DATA SECTION>

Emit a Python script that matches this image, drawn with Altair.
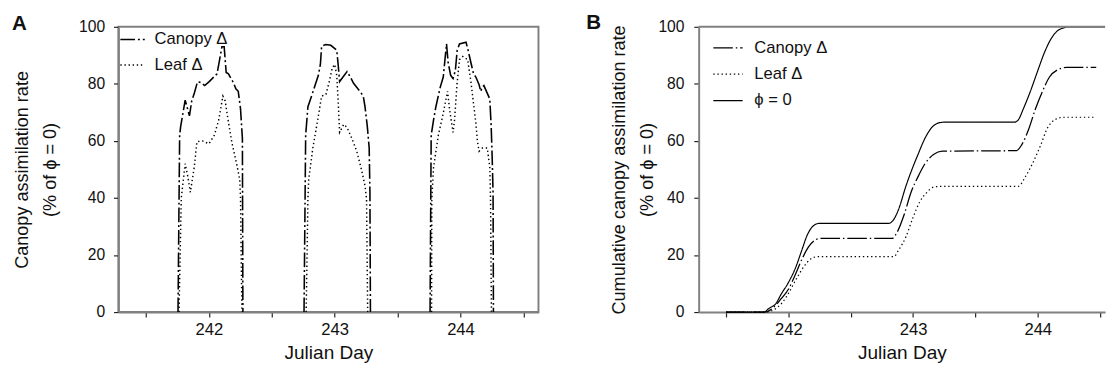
import altair as alt
import pandas as pd

FONT = "Liberation Sans"

# ---------------- Panel A data (rate, % of phi = 0) ----------------
can242_x = [241.754, 241.767, 241.775, 241.811, 241.845, 241.863, 241.884, 241.909, 241.935, 241.966, 242.0, 242.064, 242.085, 242.103, 242.121, 242.137, 242.155, 242.194, 242.214, 242.233, 242.251, 242.266, 242.27]
can242_y = [0, 62, 65, 74.3, 68.8, 74, 76.8, 80.7, 80.5, 79.4, 80.7, 83.5, 88.5, 93, 93, 84, 83.5, 80.5, 78.3, 77.4, 71.3, 60.8, 0]
can243_x = [242.756, 242.769, 242.787, 242.808, 242.870, 242.886, 242.896, 242.930, 242.969, 243.016, 243.026, 243.039, 243.098, 243.124, 243.150, 243.189, 243.227, 243.241, 243.259, 243.274, 243.280, 243.284]
can243_y = [0, 62, 72, 74.7, 83, 86.8, 93.2, 93.8, 93.5, 91.8, 87.4, 80.8, 84.3, 82.4, 80.2, 78, 75.8, 71.9, 65.2, 57.5, 42, 0]
can244_x = [243.758, 243.767, 243.786, 243.804, 243.837, 243.863, 243.889, 243.902, 243.922, 243.941, 243.959, 243.974, 243.992, 244.044, 244.057, 244.083, 244.104, 244.122, 244.148, 244.161, 244.174, 244.186, 244.233, 244.244, 244.252, 244.259, 244.262]
can244_y = [0, 62, 67.4, 71.9, 78.5, 82.4, 94, 87.4, 83, 81.9, 84.6, 91.8, 94, 94.6, 92.4, 87.4, 83.5, 82.4, 79.7, 77.4, 79, 79.4, 74.7, 65.2, 54.2, 42, 0]

leaf242_x = [241.762, 241.780, 241.811, 241.832, 241.852, 241.884, 241.904, 241.948, 242.0, 242.043, 242.078, 242.111, 242.129, 242.148, 242.181, 242.220, 242.245, 242.251, 242.262]
leaf242_y = [0, 40, 52, 47.5, 42, 51, 59.7, 60, 59, 62, 67.4, 75.7, 74, 68.5, 59.7, 52, 46.4, 40, 0]
leaf243_x = [242.773, 242.787, 242.793, 242.826, 242.865, 242.896, 242.930, 242.956, 242.981, 243.0, 243.016, 243.026, 243.039, 243.072, 243.098, 243.137, 243.175, 243.214, 243.241, 243.253, 243.262]
leaf243_y = [0, 39.8, 46.4, 57.5, 67.4, 75.7, 76.3, 80.7, 85.7, 86.8, 83, 75.2, 63, 65.8, 64.7, 60.8, 56.4, 49.7, 44.2, 39.8, 0]
leaf244_x = [243.770, 243.772, 243.786, 243.824, 243.863, 243.897, 243.914, 243.941, 243.953, 243.972, 243.992, 244.018, 244.057, 244.083, 244.104, 244.122, 244.135, 244.148, 244.174, 244.213, 244.233, 244.239, 244.246]
leaf244_y = [0, 39.8, 50.8, 62, 69.7, 77.4, 70.8, 63, 67.4, 79.7, 88.5, 89.6, 88.5, 80.7, 73, 66.4, 59.7, 56.4, 57.5, 57.5, 50.8, 39.8, 0]

# ---------------- Panel B data (cumulative, % of phi = 0) ----------------
cum_phi_x = [241.5, 241.803, 241.844, 241.9, 241.942, 241.998, 242.054, 242.109, 242.15, 242.192, 242.247, 242.803, 242.844, 242.886, 242.942, 242.998, 243.039, 243.094, 243.150, 243.205, 243.261, 243.816, 243.844, 243.885, 243.941, 243.996, 244.052, 244.107, 244.176, 244.26, 244.54]
cum_phi_y = [0, 0, 1.3, 3, 6.3, 10.2, 15.2, 21.9, 26.9, 29.9, 31.1, 31.1, 32.4, 36.3, 44.1, 50.8, 55.2, 60.8, 64.7, 66.3, 66.6, 66.6, 67.4, 71.3, 77.4, 84.1, 90.8, 95.8, 99.1, 100, 100]
cum_can_x = [241.5, 241.81, 241.872, 241.942, 242.0, 242.054, 242.109, 242.164, 242.22, 242.261, 242.83, 242.872, 242.928, 242.983, 243.039, 243.094, 243.164, 243.234, 243.83, 243.871, 243.927, 243.982, 244.038, 244.094, 244.163, 244.233, 244.469]
cum_can_y = [0, 0, 1.3, 4.7, 8, 13, 18.6, 23, 25.4, 25.8, 25.8, 28, 34.1, 41.9, 47.4, 51.9, 55.2, 56.4, 56.6, 58.6, 64.1, 71.3, 77.4, 82.4, 85, 85.8, 85.8]
cum_leaf_x = [241.5, 241.82, 241.9, 241.956, 242.011, 242.067, 242.122, 242.178, 242.233, 242.844, 242.886, 242.942, 242.998, 243.053, 243.109, 243.164, 243.234, 243.844, 243.9, 243.956, 244.024, 244.08, 244.136, 244.206, 244.469]
cum_leaf_y = [0, 0, 1.3, 3.6, 7.4, 11.9, 15.8, 18.6, 19.4, 19.4, 21.9, 26.3, 33, 38.6, 41.9, 43.8, 44.1, 44.1, 47.4, 51.9, 58.6, 64.7, 67.4, 68.3, 68.3]

series_a = ["Canopy Δ", "Leaf Δ"]
series_b = ["Canopy Δ", "Leaf Δ", "ϕ = 0"]
x_ticks = [241.5, 242, 242.5, 243, 243.5, 244, 244.5]
y_ticks = [0, 20, 40, 60, 80, 100]

def rows(xs, ys, series, seg):
    return [{"day": x, "val": y, "series": series, "seg": seg} for x, y in zip(xs, ys)]

recA = []
recA += rows(can242_x, can242_y, series_a[0], "c242")
recA += rows(can243_x, can243_y, series_a[0], "c243")
recA += rows(can244_x, can244_y, series_a[0], "c244")
recA += rows(leaf242_x, leaf242_y, series_a[1], "l242")
recA += rows(leaf243_x, leaf243_y, series_a[1], "l243")
recA += rows(leaf244_x, leaf244_y, series_a[1], "l244")
dfA = pd.DataFrame(recA).rename(columns={"series": "seriesA"})

recB = []
recB += rows(cum_can_x, cum_can_y, series_b[0], "c")
recB += rows(cum_leaf_x, cum_leaf_y, series_b[1], "l")
recB += rows(cum_phi_x, cum_phi_y, series_b[2], "p")
dfB = pd.DataFrame(recB).rename(columns={"series": "seriesB"})

DASH_CAN_A = [15, 3, 2, 3]
DASH_CAN_B = [20, 3, 1.5, 3]
DASH_LEAF = [1.4, 2.8]
SOLID = [1, 0]

label_expr = "datum.value % 1 == 0 ? format(datum.value, 'd') : ''"

def x_enc(domain):
    return alt.X("day:Q",
                 scale=alt.Scale(domain=domain, nice=False, zero=False),
                 axis=alt.Axis(values=x_ticks, labelExpr=label_expr, title="Julian Day"))

def y_enc(title, tpad, lpad):
    return alt.Y("val:Q", scale=alt.Scale(domain=[0, 100], nice=False),
                 axis=alt.Axis(values=y_ticks, title=title, titlePadding=tpad, labelPadding=lpad))

WA, WB, H = 430, 416, 292

legend_common = dict(orient="none", title=None, symbolType="stroke", symbolStrokeColor="black",
                     labelFontSize=17, labelFont=FONT, labelColor="#111")

linesA = alt.Chart(dfA).mark_line(color="black").encode(
    x=x_enc([241.28, 244.62]),
    y=y_enc(["Canopy assimilation rate", "(% of ϕ = 0)"], 20, 9),
    strokeDash=alt.StrokeDash("seriesA:N",
        scale=alt.Scale(domain=series_a, range=[DASH_CAN_A, DASH_LEAF]),
        legend=alt.Legend(legendX=1, legendY=1, symbolSize=625, symbolStrokeWidth=1.4,
                          labelOffset=9, clipHeight=24, rowPadding=2, **legend_common)),
    strokeWidth=alt.StrokeWidth("seriesA:N",
        scale=alt.Scale(domain=series_a, range=[1.6, 1.5]), legend=None),
    detail="seg:N",
)
letterA = alt.Chart(pd.DataFrame({"t": ["A"]})).mark_text(
    font=FONT, fontSize=21, fontWeight="bold", align="left", baseline="top", color="#111"
).encode(text="t:N", x=alt.value(-109), y=alt.value(-14))
chartA = alt.layer(linesA, letterA).properties(width=WA, height=H)

legB = dict(legendX=14, legendY=9, symbolSize=900, labelOffset=11, clipHeight=25, rowPadding=2,
            **legend_common)
linesB = alt.Chart(dfB).mark_line(color="black", interpolate="monotone").encode(
    x=x_enc([241.28, 244.54]),
    y=y_enc(["Cumulative canopy assimilation rate", "(% of ϕ = 0)"], 2, 10),
    strokeDash=alt.StrokeDash("seriesB:N",
        scale=alt.Scale(domain=series_b, range=[DASH_CAN_B, DASH_LEAF, SOLID]),
        legend=alt.Legend(**legB)),
    strokeWidth=alt.StrokeWidth("seriesB:N",
        scale=alt.Scale(domain=series_b, range=[1.3, 1.2, 2.2]),
        legend=alt.Legend(**legB)),
    detail="seg:N",
)
topB = alt.Chart(pd.DataFrame({"t": [0]})).mark_rule(color="#808080", strokeWidth=2).encode(
    x=alt.value(0), x2=alt.value(WB), y=alt.value(0))
letterB = alt.Chart(pd.DataFrame({"t": ["B"]})).mark_text(
    font=FONT, fontSize=21, fontWeight="bold", align="left", baseline="top", color="#111"
).encode(text="t:N", x=alt.value(-115), y=alt.value(-15))
chartB = alt.layer(linesB, topB, letterB).properties(width=WB, height=H, view=alt.ViewConfig(stroke=None))

chart = alt.hconcat(chartA, chartB, spacing=48).resolve_scale(
    strokeDash="independent", strokeWidth="independent", x="independent", y="independent"
).properties(
    padding={"left": 3, "top": 0, "right": 0, "bottom": 0}, background="white"
).configure_view(stroke="#808080", strokeWidth=2).configure_axis(
    grid=False, domainColor="#808080", domainWidth=2, tickColor="#222", tickWidth=1.2, tickSize=5,
    labelFont=FONT, labelColor="#111",
    titleFont=FONT, titleFontWeight="normal", titleColor="#111",
).configure_axisX(
    labelFontSize=17, labelPadding=5, titleFontSize=19.5, titlePadding=7
).configure_axisY(
    labelFontSize=16, titleFontSize=18.5, titleLineHeight=28
)

chart.save("out.html", embed_options={"renderer": "svg", "actions": False})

WHAT TO PRODUCE> Your task is to restate word for word the lines from the top of the data to the line containing "54.2, 42, 0]", both ends included, with every picture left out.

COMPLETE OUTPUT>
Emit a Python script that matches this image, drawn with Altair.
import altair as alt
import pandas as pd

FONT = "Liberation Sans"

# ---------------- Panel A data (rate, % of phi = 0) ----------------
can242_x = [241.754, 241.767, 241.775, 241.811, 241.845, 241.863, 241.884, 241.909, 241.935, 241.966, 242.0, 242.064, 242.085, 242.103, 242.121, 242.137, 242.155, 242.194, 242.214, 242.233, 242.251, 242.266, 242.27]
can242_y = [0, 62, 65, 74.3, 68.8, 74, 76.8, 80.7, 80.5, 79.4, 80.7, 83.5, 88.5, 93, 93, 84, 83.5, 80.5, 78.3, 77.4, 71.3, 60.8, 0]
can243_x = [242.756, 242.769, 242.787, 242.808, 242.870, 242.886, 242.896, 242.930, 242.969, 243.016, 243.026, 243.039, 243.098, 243.124, 243.150, 243.189, 243.227, 243.241, 243.259, 243.274, 243.280, 243.284]
can243_y = [0, 62, 72, 74.7, 83, 86.8, 93.2, 93.8, 93.5, 91.8, 87.4, 80.8, 84.3, 82.4, 80.2, 78, 75.8, 71.9, 65.2, 57.5, 42, 0]
can244_x = [243.758, 243.767, 243.786, 243.804, 243.837, 243.863, 243.889, 243.902, 243.922, 243.941, 243.959, 243.974, 243.992, 244.044, 244.057, 244.083, 244.104, 244.122, 244.148, 244.161, 244.174, 244.186, 244.233, 244.244, 244.252, 244.259, 244.262]
can244_y = [0, 62, 67.4, 71.9, 78.5, 82.4, 94, 87.4, 83, 81.9, 84.6, 91.8, 94, 94.6, 92.4, 87.4, 83.5, 82.4, 79.7, 77.4, 79, 79.4, 74.7, 65.2, 54.2, 42, 0]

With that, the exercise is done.